The Chicago firm, which manages $4.3 billion, ran a half-page ad in the Feb. 3 issue of Pensions & Investments showing skiers and snowboarders attacking a snow-covered mountain. The tag: “Performing In All Conditions.” The kicker: “Providing Strong Risk Management & Absolute Returns Since 2001.”
Since the SEC implemented the JOBS Act last September, there’s been much debate about whether hedge fund managers would take advantage of a provision that lifts an age-old advertising ban on private funds. In December, a small California shop called TopTurn Capital tested the waters by posting a video ad on its website featuring a professional surfer as pitchman.
But until now, the thinking has been that most managers would ignore the JOBS Act because of the regulatory hurdles that must be cleared. They include taking steps to ensure clients are accredited investors. The SEC eventually is expected to adopt additional rules requiring managers to submit ads to the regulator for prior approval.
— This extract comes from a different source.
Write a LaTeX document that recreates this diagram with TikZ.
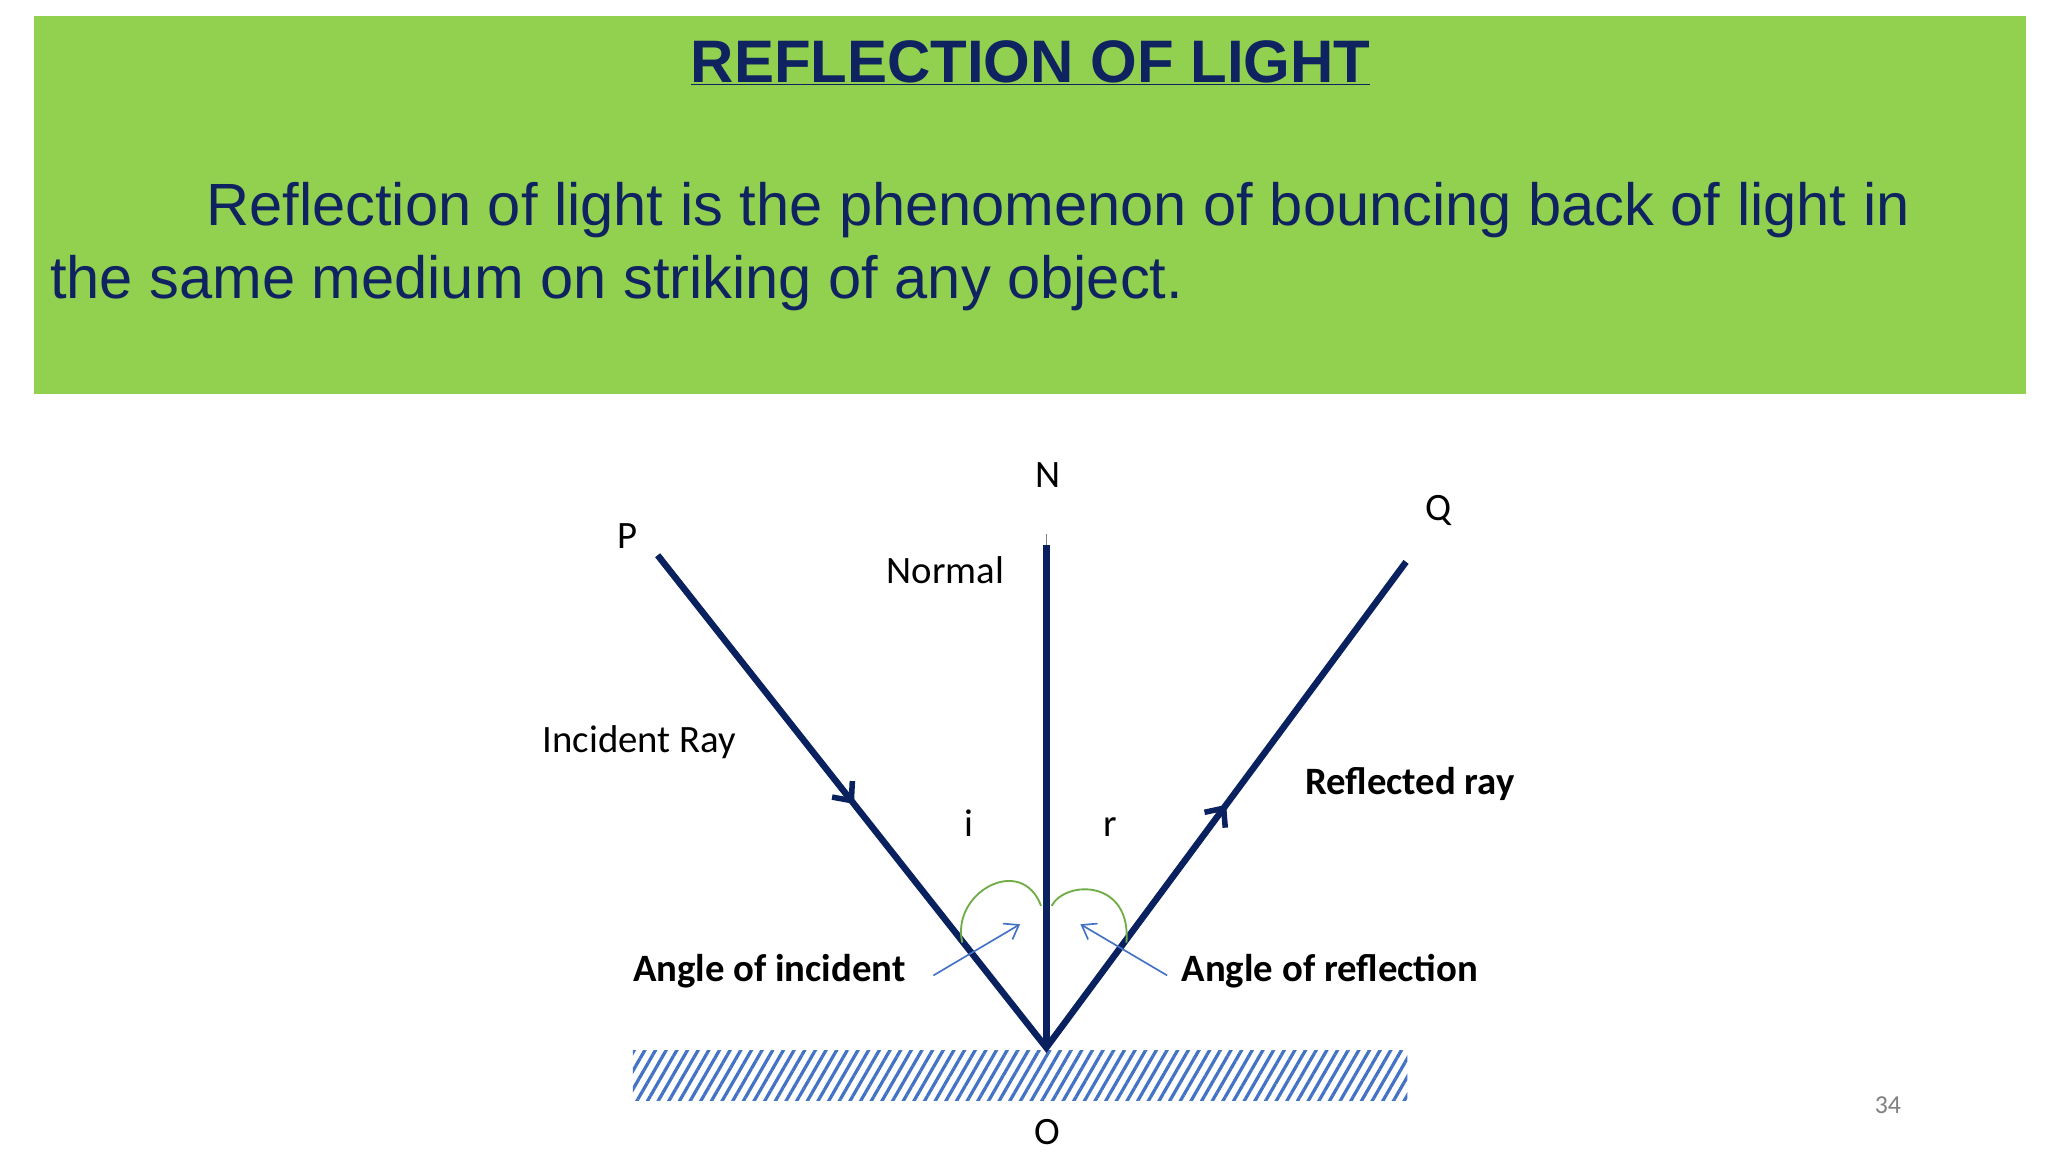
\documentclass[tikz,border=0pt]{standalone}
\usepackage{fontspec}
\setmainfont{Carlito}
\newfontfamily\arialf{Liberation Sans}
\usetikzlibrary{arrows.meta,patterns.meta,calc}
\definecolor{grn}{HTML}{92D050}
\definecolor{navy}{HTML}{0F2360}
\definecolor{ray}{HTML}{0A2160}
\definecolor{lblue}{HTML}{4472C4}
\definecolor{agreen}{HTML}{70AD47}
\begin{document}
\begin{tikzpicture}[x=0.5mm,y=-0.5mm,
  lbl/.style={font=\fontsize{42}{46}\selectfont,text=black,inner sep=0},
  raystyle/.style={draw=ray,line width=7pt},
  thin/.style={draw=lblue,line width=1.8pt,-{Straight Barb[length=14pt,width=20pt]}}]
\useasboundingbox (0,0) rectangle (1560,877.5);
\fill[white] (0,0) rectangle (1560,877.5);
\fill[grn] (26,12) rectangle (1543,300);
\node[font=\arialf\bfseries\fontsize{65}{70}\selectfont,text=navy,inner sep=0,anchor=base] (title) at (785,63) {\underline{REFLECTION OF LIGHT}};
\node[font=\arialf\fontsize{64.6}{66}\selectfont,text=navy,inner sep=0,anchor=base west] (l1) at (157,172) {Reflection of light is the phenomenon of bouncing back of light in};
\node[font=\arialf\fontsize{64.6}{66}\selectfont,text=navy,inner sep=0,anchor=base west] (l2) at (38,227) {the same medium on striking of any object.};
% geometry
\coordinate (O) at (797,798);
\coordinate (Ntop) at (797,415);
\coordinate (Pend) at (501,423);
\coordinate (Qend) at (1071,428);
\fill[pattern={Lines[angle=60,distance=10pt,line width=3.5pt]},pattern color=lblue] (482,800) rectangle (1072,838);
\draw[gray,line width=1.5pt] (797,407) -- (Ntop);
\draw[raystyle] (Ntop) -- (O);
\draw[raystyle,line join=miter] (Pend) -- (O) -- (Qend);
\draw[draw=ray,line width=6pt,-{Straight Barb[length=16pt,width=28pt]}] (Pend) -- ($(Pend)!0.505!(O)$);
\draw[draw=ray,line width=6pt,-{Straight Barb[length=16pt,width=28pt]}] (O) -- ($(O)!0.5!(Qend)$);
% arcs
\draw[agreen,line width=2pt] (733,718) .. controls (724,680) and (778,650) .. (793,690);
\draw[agreen,line width=2pt] (801,690) .. controls (812,670) and (862,670) .. (858,718);
\coordinate (ai) at (711,743); \coordinate (ai2) at (777,704);
\coordinate (ar) at (889,743); \coordinate (ar2) at (823,704);
\draw[thin] (ai) -- (ai2);
\draw[thin] (ar) -- (ar2);
% labels
\node[lbl] (N) at (798,362) {N};
\node[lbl] (P) at (478,408) {P};
\node[lbl] (Q) at (1096,389) {Q};
\node[lbl] (Nl) at (720,434) {Normal};
\node[lbl] (IR) at (487,565) {Incident Ray};
\node[lbl,font=\bfseries\fontsize{42}{46}\selectfont] (RR) at (1074,597) {Reflected ray};
\node[lbl] (i) at (738,627) {i};
\node[lbl] (r) at (846,630) {r};
\node[lbl,font=\bfseries\fontsize{42}{46}\selectfont] (AI) at (586,740) {Angle of incident};
\node[lbl,font=\bfseries\fontsize{42}{46}\selectfont] (AR) at (1013,740) {Angle of reflection};
\node[lbl] (Ol) at (798,862) {O};
\node[lbl,text=gray,font=\fontsize{28}{30}\selectfont] (pg) at (1438,842) {34};
\end{tikzpicture}
\end{document}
Colin Lancaster, a senior managing director at Balyasny, said that in the wake of the JOBS Act it’s fair game to take out ads that lift the firm’s profile among institutional investors — Pensions & Investments’ core readership. But until the SEC further clarifies the rules, it may be risky to advertise specific investment products or tout returns the way mutual fund managers do.
“Some of the larger allocators are looking for established brands to invest in,” Lancaster said, explaining Balyasny’s rationale. “To continue to improve our brand profile can be helpful.”
Other large managers, including Bridgewater Associates and Pershing Square Capital, have turned up in videos on YouTube. While not specifically advertising their services, the YouTube appearances certainly provide wide exposure. That’s something most managers would have avoided prior to the JOBS Act.
In Balyasny’s case, the magazine ad coincides with the firm’s decision to reopen its two main hedge funds to fresh capital last month. The vehicle immediately took in some $500 million of new money before the ad campaign began.